I want to stop using CDs and DVDs but the lack of a standardized digital media platform is keeping disc-based content delivery around. While the 40-and-under crowd could probably live without discs, we have two generations of people ahead of us that just won’t get there. Of course, that means we’ll probably be burning discs for the next 15-20 years and keeping a should-be-legacy format alive.
This is all the fault of a fragmented consumer electronics industry that has failed its customers in providing a standardized digital media delivery platform in the same vein as it did with 78rpm records, 8-tracks, cassette tapes, VHS, CDs, DVDs and Blu-ray media and players. If you bought a cassette tape from any publisher, it played in your Sony Walkman. The same was true with CDs, VHS, DVD and Blu-ray media and players.
Along the way, we had format wars like VHS vs. Betamax and Blu-ray vs. HD-DVD but eventually a consensus was achieved and we had a standard. Now, we have a hodge-podge of digital media formats with no standardized delivery method. There is no format war . . . just tons of formats.
We have dozens of video streaming apps and hundreds, if not thousands, of video- and file-sharing services. Unfortunately, those apps and services don’t come close to penetrating the market as deep as VHS and DVD players managed. Now, our myriad of options has led to the curse of death by a thousand cuts for content creators.
Last week, I needed to get a video clip to an older lady who wanted to show it to her mother. The clip was already available online in two locations. I could also Dropbox it to her. None of these worked because the only method she had for watching it was on her TV . . . with a DVD player attached.
So what did I do? I created a standard defintion DVD from a 1080p video clip and the lady was ecstatic – as I died inside a little.
We need the equivalent of a DVD/Blu-ray standard for digital media delivery and playback.
There are countless ways to get your digital media onto your TV but there is no universal way to do so. Moreover, many of the methods of doing so are locked to a single manufacturer’s devices. For example, Apple’s iPhones work great with sending video to the Apple TV set-top box but not so much with a Roku. The same can be said for many Chromecast-enabled TVs and some Android phones. Even then, what if the media is on your computer, a thumb drive or a memory card?
Many manufacturers have tried (and are still trying) to make digital media work on their devices. Many (most?) TVs on store shelves today have a USB port for reading digital media off a thumb drive. Some manufacturers do better than others at (1) file compatibility and (2) user-friendly interfaces.
Some set-top boxes have developed import methods that are better than others. None of them work universally. Nearly all of the ways of doing so require digging into a multi-step set of instructions and hoping you have properly formatted files.
There are several media management platforms that do an admirable job of dealing with a variety of media and formats. Plex is a tool that comes to mind and one that I personally use. However, this is hardly a standard and some of the setup and troubleshooting can be quite technical.
The simplicity of (1) eject tray, (2) insert disc, (3) press play is long gone.
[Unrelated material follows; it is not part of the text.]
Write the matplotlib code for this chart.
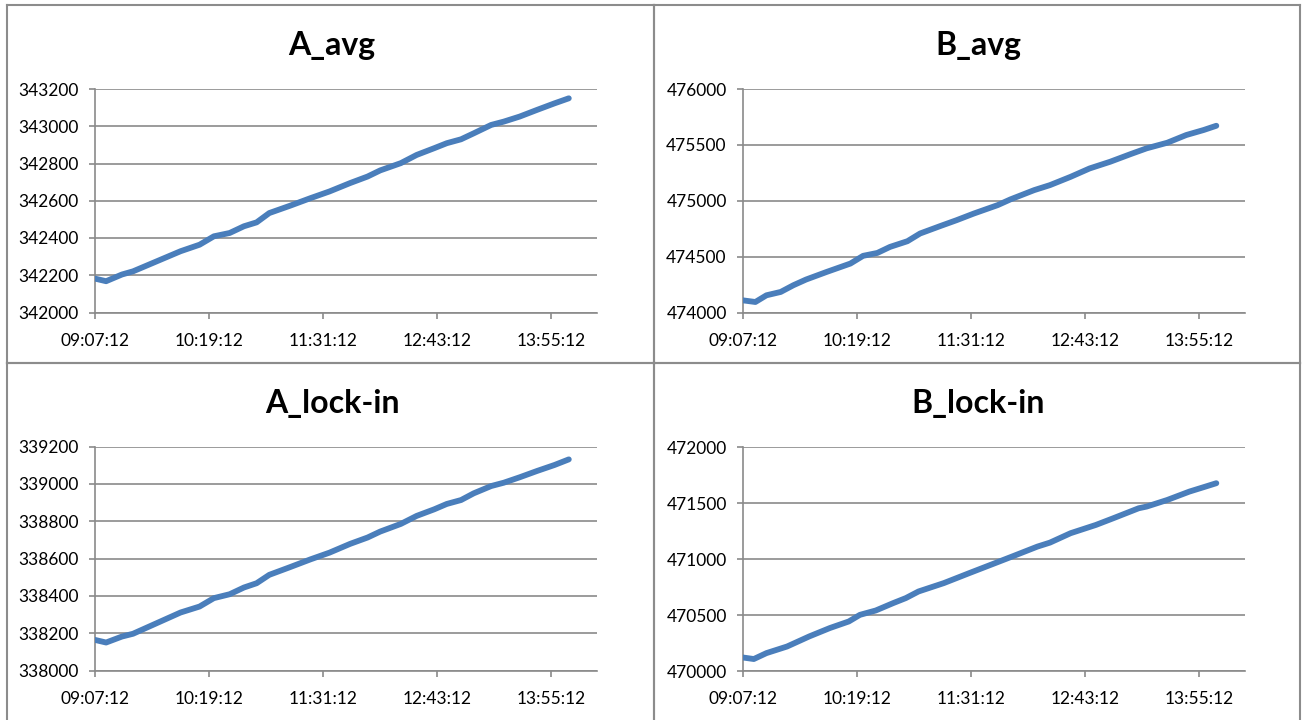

But that’s the nut that the consumer electronics industry has to crack.
With all the innovation in image quality from cameras to HDR 4K TVs to VR and beyond, we have to figure out a way for everyone to see it. That can’t be limited to watching Sony-created content on a Sony TV or sharing iPhone content with other Apple users.
How do you transfer your movies purchased on Apple TV to your Roku device? What about on Ultra-violet (did you know this was a thing)? Can you import those to your Plex library? How do you show your grandmother a school play that’s been archived on the PTA’s website? Or maybe you have a video of your martial arts competition on your camera that you want to send to your uncle?
All these tasks can be achieved but none of them are simple for the average consumer.
If you doubt this statement, think about how many people actually screenshot an image that’s already on their phone in order to share it via messaging or social media.
The amount of technical knowledge required to playback media across a range of varying manufactures’ TVs is unacceptable – particularly for older generations.
In the 80s, 90s and early 2000s, brands came together to create a standard that everyone can benefit from – including (and most importantly) the consumer. We are long overdue for a new standard for digital media playback in the living room. The responsibily lies on the joint efforts of Sony, Samsung, Apple, Roku and Amazon, among others, to make this happen for the benefit of consumers and the industry.
Or maybe, and I’m afraid this is more likely, we just play forget the consumer and maximize profits by driving our direct customer base to a locked-down DRM’ed ecosystem that shuns outside platforms and laughs at the idea of an industry standard. If that’s the case, I’m still afraid manufacturers and content creators are chasing short-term gains and missing out on a long-term, revolutionary win.
Do you still use disc-based media for clients, friends or family? What’s your solution to sharing digital media with non-technical consumers? I’d love to hear your thoughts.